Set the data down again, exactly as it reads, but without the pictures.

########

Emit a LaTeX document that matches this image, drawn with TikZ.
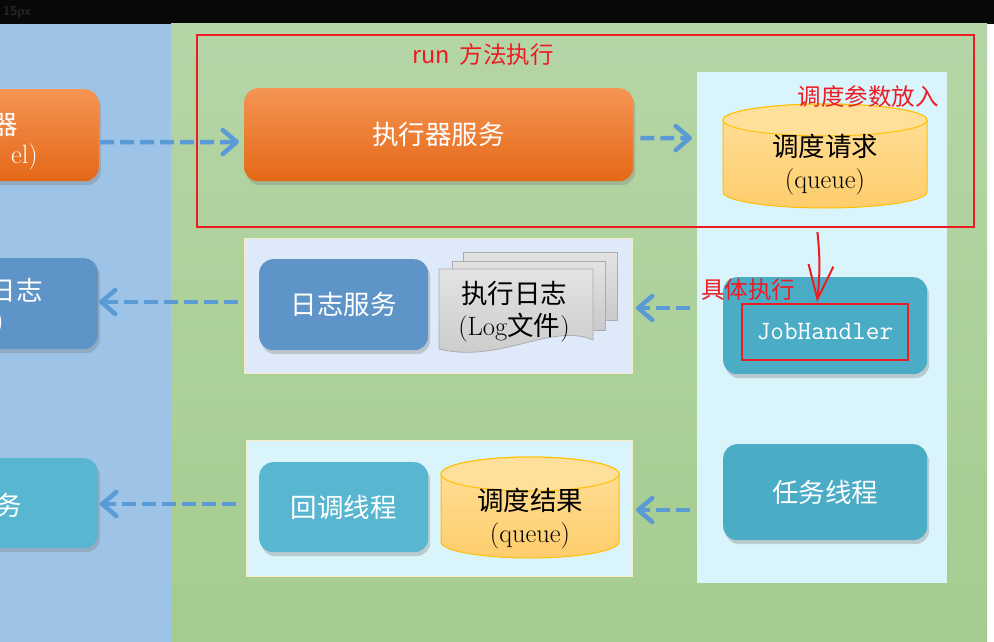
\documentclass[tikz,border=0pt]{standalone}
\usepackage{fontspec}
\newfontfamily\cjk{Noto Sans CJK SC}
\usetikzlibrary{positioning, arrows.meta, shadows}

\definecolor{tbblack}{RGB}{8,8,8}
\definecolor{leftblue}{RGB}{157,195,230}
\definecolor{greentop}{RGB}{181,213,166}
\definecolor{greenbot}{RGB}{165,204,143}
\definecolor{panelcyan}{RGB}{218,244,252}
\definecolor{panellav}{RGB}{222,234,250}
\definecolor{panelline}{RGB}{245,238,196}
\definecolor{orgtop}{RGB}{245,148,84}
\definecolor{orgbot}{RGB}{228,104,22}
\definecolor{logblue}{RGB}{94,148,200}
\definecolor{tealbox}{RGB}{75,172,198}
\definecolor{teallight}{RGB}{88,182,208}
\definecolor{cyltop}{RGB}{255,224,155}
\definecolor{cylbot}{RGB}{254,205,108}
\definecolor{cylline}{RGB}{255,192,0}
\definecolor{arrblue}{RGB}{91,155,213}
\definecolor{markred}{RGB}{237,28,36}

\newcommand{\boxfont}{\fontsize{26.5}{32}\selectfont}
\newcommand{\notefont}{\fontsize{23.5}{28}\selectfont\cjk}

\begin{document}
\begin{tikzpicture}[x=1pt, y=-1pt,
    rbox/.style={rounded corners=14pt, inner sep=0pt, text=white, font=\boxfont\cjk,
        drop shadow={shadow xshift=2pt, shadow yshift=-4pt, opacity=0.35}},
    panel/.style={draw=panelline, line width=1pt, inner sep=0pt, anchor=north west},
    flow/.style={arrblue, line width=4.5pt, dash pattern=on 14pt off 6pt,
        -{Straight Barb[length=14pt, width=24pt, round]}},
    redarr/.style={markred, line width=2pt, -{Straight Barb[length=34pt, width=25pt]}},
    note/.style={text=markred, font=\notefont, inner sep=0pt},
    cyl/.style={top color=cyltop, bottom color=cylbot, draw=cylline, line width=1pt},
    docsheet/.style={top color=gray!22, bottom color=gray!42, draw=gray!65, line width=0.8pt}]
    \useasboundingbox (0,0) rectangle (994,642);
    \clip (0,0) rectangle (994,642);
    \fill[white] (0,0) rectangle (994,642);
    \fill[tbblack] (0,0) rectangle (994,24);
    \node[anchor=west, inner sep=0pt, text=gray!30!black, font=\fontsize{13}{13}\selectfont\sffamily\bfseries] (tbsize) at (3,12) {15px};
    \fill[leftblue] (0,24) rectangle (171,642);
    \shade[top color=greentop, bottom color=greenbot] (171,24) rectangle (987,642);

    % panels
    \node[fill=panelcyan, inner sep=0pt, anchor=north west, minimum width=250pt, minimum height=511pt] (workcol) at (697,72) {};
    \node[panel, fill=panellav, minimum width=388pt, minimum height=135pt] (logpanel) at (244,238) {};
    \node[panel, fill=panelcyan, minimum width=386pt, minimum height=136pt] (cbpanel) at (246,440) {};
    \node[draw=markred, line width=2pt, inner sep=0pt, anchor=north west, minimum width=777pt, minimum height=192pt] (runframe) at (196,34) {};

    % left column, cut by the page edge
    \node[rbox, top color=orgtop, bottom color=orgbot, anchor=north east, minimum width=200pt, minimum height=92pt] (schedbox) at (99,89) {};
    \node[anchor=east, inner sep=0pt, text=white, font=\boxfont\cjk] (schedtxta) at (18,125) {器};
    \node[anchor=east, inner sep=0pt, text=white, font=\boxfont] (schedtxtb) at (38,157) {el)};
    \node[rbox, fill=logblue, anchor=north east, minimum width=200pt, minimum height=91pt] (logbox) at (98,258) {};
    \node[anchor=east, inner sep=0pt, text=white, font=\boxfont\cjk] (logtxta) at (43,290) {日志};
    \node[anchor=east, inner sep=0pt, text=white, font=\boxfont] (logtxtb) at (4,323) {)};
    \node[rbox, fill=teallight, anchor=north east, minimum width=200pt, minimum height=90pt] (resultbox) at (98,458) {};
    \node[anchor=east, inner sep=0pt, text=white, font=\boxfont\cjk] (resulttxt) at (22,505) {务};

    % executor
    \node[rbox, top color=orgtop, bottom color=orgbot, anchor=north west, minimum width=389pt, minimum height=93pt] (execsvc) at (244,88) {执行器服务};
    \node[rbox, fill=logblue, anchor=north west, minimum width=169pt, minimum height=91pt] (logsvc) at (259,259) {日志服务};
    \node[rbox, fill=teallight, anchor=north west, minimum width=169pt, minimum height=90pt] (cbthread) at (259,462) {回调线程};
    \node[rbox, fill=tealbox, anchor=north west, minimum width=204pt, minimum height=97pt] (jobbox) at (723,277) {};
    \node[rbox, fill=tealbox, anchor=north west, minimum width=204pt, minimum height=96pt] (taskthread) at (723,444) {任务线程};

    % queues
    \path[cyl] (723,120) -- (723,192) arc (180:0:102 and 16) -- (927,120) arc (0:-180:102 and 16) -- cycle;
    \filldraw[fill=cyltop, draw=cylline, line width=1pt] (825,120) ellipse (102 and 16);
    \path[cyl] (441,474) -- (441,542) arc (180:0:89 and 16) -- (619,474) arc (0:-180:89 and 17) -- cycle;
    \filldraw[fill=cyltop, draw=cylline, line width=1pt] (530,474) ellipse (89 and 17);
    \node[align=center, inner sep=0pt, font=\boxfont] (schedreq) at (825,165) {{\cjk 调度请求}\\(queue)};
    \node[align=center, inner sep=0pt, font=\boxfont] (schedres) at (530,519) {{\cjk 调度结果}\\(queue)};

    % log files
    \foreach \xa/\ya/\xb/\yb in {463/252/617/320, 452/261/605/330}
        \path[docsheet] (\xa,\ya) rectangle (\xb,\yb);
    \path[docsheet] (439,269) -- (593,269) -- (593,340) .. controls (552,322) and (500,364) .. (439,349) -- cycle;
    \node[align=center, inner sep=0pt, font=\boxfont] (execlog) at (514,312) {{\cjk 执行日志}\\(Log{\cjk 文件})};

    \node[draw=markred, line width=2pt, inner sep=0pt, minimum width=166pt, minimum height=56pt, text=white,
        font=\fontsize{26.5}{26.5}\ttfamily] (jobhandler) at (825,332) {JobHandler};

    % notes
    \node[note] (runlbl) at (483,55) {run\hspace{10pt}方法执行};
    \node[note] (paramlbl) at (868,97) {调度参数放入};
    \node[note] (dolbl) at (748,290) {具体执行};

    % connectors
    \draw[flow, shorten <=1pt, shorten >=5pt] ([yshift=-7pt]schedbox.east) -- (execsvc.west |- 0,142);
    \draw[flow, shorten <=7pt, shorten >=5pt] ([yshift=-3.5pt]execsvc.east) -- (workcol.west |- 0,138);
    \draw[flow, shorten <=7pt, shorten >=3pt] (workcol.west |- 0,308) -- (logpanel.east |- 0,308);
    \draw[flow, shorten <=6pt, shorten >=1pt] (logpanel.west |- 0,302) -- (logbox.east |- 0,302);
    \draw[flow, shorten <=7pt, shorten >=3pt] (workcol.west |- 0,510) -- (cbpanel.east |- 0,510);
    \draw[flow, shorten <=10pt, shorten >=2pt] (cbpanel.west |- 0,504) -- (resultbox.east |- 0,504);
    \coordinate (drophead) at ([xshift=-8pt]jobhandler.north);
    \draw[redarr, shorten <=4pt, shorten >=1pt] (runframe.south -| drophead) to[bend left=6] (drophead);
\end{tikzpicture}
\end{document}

########

**Answer to the task**
Emit a LaTeX document that matches this image, drawn with TikZ.
\documentclass[tikz,border=0pt]{standalone}
\usepackage{fontspec}
\newfontfamily\cjk{Noto Sans CJK SC}
\usetikzlibrary{positioning, arrows.meta, shadows}

\definecolor{tbblack}{RGB}{8,8,8}
\definecolor{leftblue}{RGB}{157,195,230}
\definecolor{greentop}{RGB}{181,213,166}
\definecolor{greenbot}{RGB}{165,204,143}
\definecolor{panelcyan}{RGB}{218,244,252}
\definecolor{panellav}{RGB}{222,234,250}
\definecolor{panelline}{RGB}{245,238,196}
\definecolor{orgtop}{RGB}{245,148,84}
\definecolor{orgbot}{RGB}{228,104,22}
\definecolor{logblue}{RGB}{94,148,200}
\definecolor{tealbox}{RGB}{75,172,198}
\definecolor{teallight}{RGB}{88,182,208}
\definecolor{cyltop}{RGB}{255,224,155}
\definecolor{cylbot}{RGB}{254,205,108}
\definecolor{cylline}{RGB}{255,192,0}
\definecolor{arrblue}{RGB}{91,155,213}
\definecolor{markred}{RGB}{237,28,36}

\newcommand{\boxfont}{\fontsize{26.5}{32}\selectfont}
\newcommand{\notefont}{\fontsize{23.5}{28}\selectfont\cjk}

\begin{document}
\begin{tikzpicture}[x=1pt, y=-1pt,
    rbox/.style={rounded corners=14pt, inner sep=0pt, text=white, font=\boxfont\cjk,
        drop shadow={shadow xshift=2pt, shadow yshift=-4pt, opacity=0.35}},
    panel/.style={draw=panelline, line width=1pt, inner sep=0pt, anchor=north west},
    flow/.style={arrblue, line width=4.5pt, dash pattern=on 14pt off 6pt,
        -{Straight Barb[length=14pt, width=24pt, round]}},
    redarr/.style={markred, line width=2pt, -{Straight Barb[length=34pt, width=25pt]}},
    note/.style={text=markred, font=\notefont, inner sep=0pt},
    cyl/.style={top color=cyltop, bottom color=cylbot, draw=cylline, line width=1pt},
    docsheet/.style={top color=gray!22, bottom color=gray!42, draw=gray!65, line width=0.8pt}]
    \useasboundingbox (0,0) rectangle (994,642);
    \clip (0,0) rectangle (994,642);
    \fill[white] (0,0) rectangle (994,642);
    \fill[tbblack] (0,0) rectangle (994,24);
    \node[anchor=west, inner sep=0pt, text=gray!30!black, font=\fontsize{13}{13}\selectfont\sffamily\bfseries] (tbsize) at (3,12) {15px};
    \fill[leftblue] (0,24) rectangle (171,642);
    \shade[top color=greentop, bottom color=greenbot] (171,24) rectangle (987,642);

    % panels
    \node[fill=panelcyan, inner sep=0pt, anchor=north west, minimum width=250pt, minimum height=511pt] (workcol) at (697,72) {};
    \node[panel, fill=panellav, minimum width=388pt, minimum height=135pt] (logpanel) at (244,238) {};
    \node[panel, fill=panelcyan, minimum width=386pt, minimum height=136pt] (cbpanel) at (246,440) {};
    \node[draw=markred, line width=2pt, inner sep=0pt, anchor=north west, minimum width=777pt, minimum height=192pt] (runframe) at (196,34) {};

    % left column, cut by the page edge
    \node[rbox, top color=orgtop, bottom color=orgbot, anchor=north east, minimum width=200pt, minimum height=92pt] (schedbox) at (99,89) {};
    \node[anchor=east, inner sep=0pt, text=white, font=\boxfont\cjk] (schedtxta) at (18,125) {器};
    \node[anchor=east, inner sep=0pt, text=white, font=\boxfont] (schedtxtb) at (38,157) {el)};
    \node[rbox, fill=logblue, anchor=north east, minimum width=200pt, minimum height=91pt] (logbox) at (98,258) {};
    \node[anchor=east, inner sep=0pt, text=white, font=\boxfont\cjk] (logtxta) at (43,290) {日志};
    \node[anchor=east, inner sep=0pt, text=white, font=\boxfont] (logtxtb) at (4,323) {)};
    \node[rbox, fill=teallight, anchor=north east, minimum width=200pt, minimum height=90pt] (resultbox) at (98,458) {};
    \node[anchor=east, inner sep=0pt, text=white, font=\boxfont\cjk] (resulttxt) at (22,505) {务};

    % executor
    \node[rbox, top color=orgtop, bottom color=orgbot, anchor=north west, minimum width=389pt, minimum height=93pt] (execsvc) at (244,88) {执行器服务};
    \node[rbox, fill=logblue, anchor=north west, minimum width=169pt, minimum height=91pt] (logsvc) at (259,259) {日志服务};
    \node[rbox, fill=teallight, anchor=north west, minimum width=169pt, minimum height=90pt] (cbthread) at (259,462) {回调线程};
    \node[rbox, fill=tealbox, anchor=north west, minimum width=204pt, minimum height=97pt] (jobbox) at (723,277) {};
    \node[rbox, fill=tealbox, anchor=north west, minimum width=204pt, minimum height=96pt] (taskthread) at (723,444) {任务线程};

    % queues
    \path[cyl] (723,120) -- (723,192) arc (180:0:102 and 16) -- (927,120) arc (0:-180:102 and 16) -- cycle;
    \filldraw[fill=cyltop, draw=cylline, line width=1pt] (825,120) ellipse (102 and 16);
    \path[cyl] (441,474) -- (441,542) arc (180:0:89 and 16) -- (619,474) arc (0:-180:89 and 17) -- cycle;
    \filldraw[fill=cyltop, draw=cylline, line width=1pt] (530,474) ellipse (89 and 17);
    \node[align=center, inner sep=0pt, font=\boxfont] (schedreq) at (825,165) {{\cjk 调度请求}\\(queue)};
    \node[align=center, inner sep=0pt, font=\boxfont] (schedres) at (530,519) {{\cjk 调度结果}\\(queue)};

    % log files
    \foreach \xa/\ya/\xb/\yb in {463/252/617/320, 452/261/605/330}
        \path[docsheet] (\xa,\ya) rectangle (\xb,\yb);
    \path[docsheet] (439,269) -- (593,269) -- (593,340) .. controls (552,322) and (500,364) .. (439,349) -- cycle;
    \node[align=center, inner sep=0pt, font=\boxfont] (execlog) at (514,312) {{\cjk 执行日志}\\(Log{\cjk 文件})};

    \node[draw=markred, line width=2pt, inner sep=0pt, minimum width=166pt, minimum height=56pt, text=white,
        font=\fontsize{26.5}{26.5}\ttfamily] (jobhandler) at (825,332) {JobHandler};

    % notes
    \node[note] (runlbl) at (483,55) {run\hspace{10pt}方法执行};
    \node[note] (paramlbl) at (868,97) {调度参数放入};
    \node[note] (dolbl) at (748,290) {具体执行};

    % connectors
    \draw[flow, shorten <=1pt, shorten >=5pt] ([yshift=-7pt]schedbox.east) -- (execsvc.west |- 0,142);
    \draw[flow, shorten <=7pt, shorten >=5pt] ([yshift=-3.5pt]execsvc.east) -- (workcol.west |- 0,138);
    \draw[flow, shorten <=7pt, shorten >=3pt] (workcol.west |- 0,308) -- (logpanel.east |- 0,308);
    \draw[flow, shorten <=6pt, shorten >=1pt] (logpanel.west |- 0,302) -- (logbox.east |- 0,302);
    \draw[flow, shorten <=7pt, shorten >=3pt] (workcol.west |- 0,510) -- (cbpanel.east |- 0,510);
    \draw[flow, shorten <=10pt, shorten >=2pt] (cbpanel.west |- 0,504) -- (resultbox.east |- 0,504);
    \coordinate (drophead) at ([xshift=-8pt]jobhandler.north);
    \draw[redarr, shorten <=4pt, shorten >=1pt] (runframe.south -| drophead) to[bend left=6] (drophead);
\end{tikzpicture}
\end{document}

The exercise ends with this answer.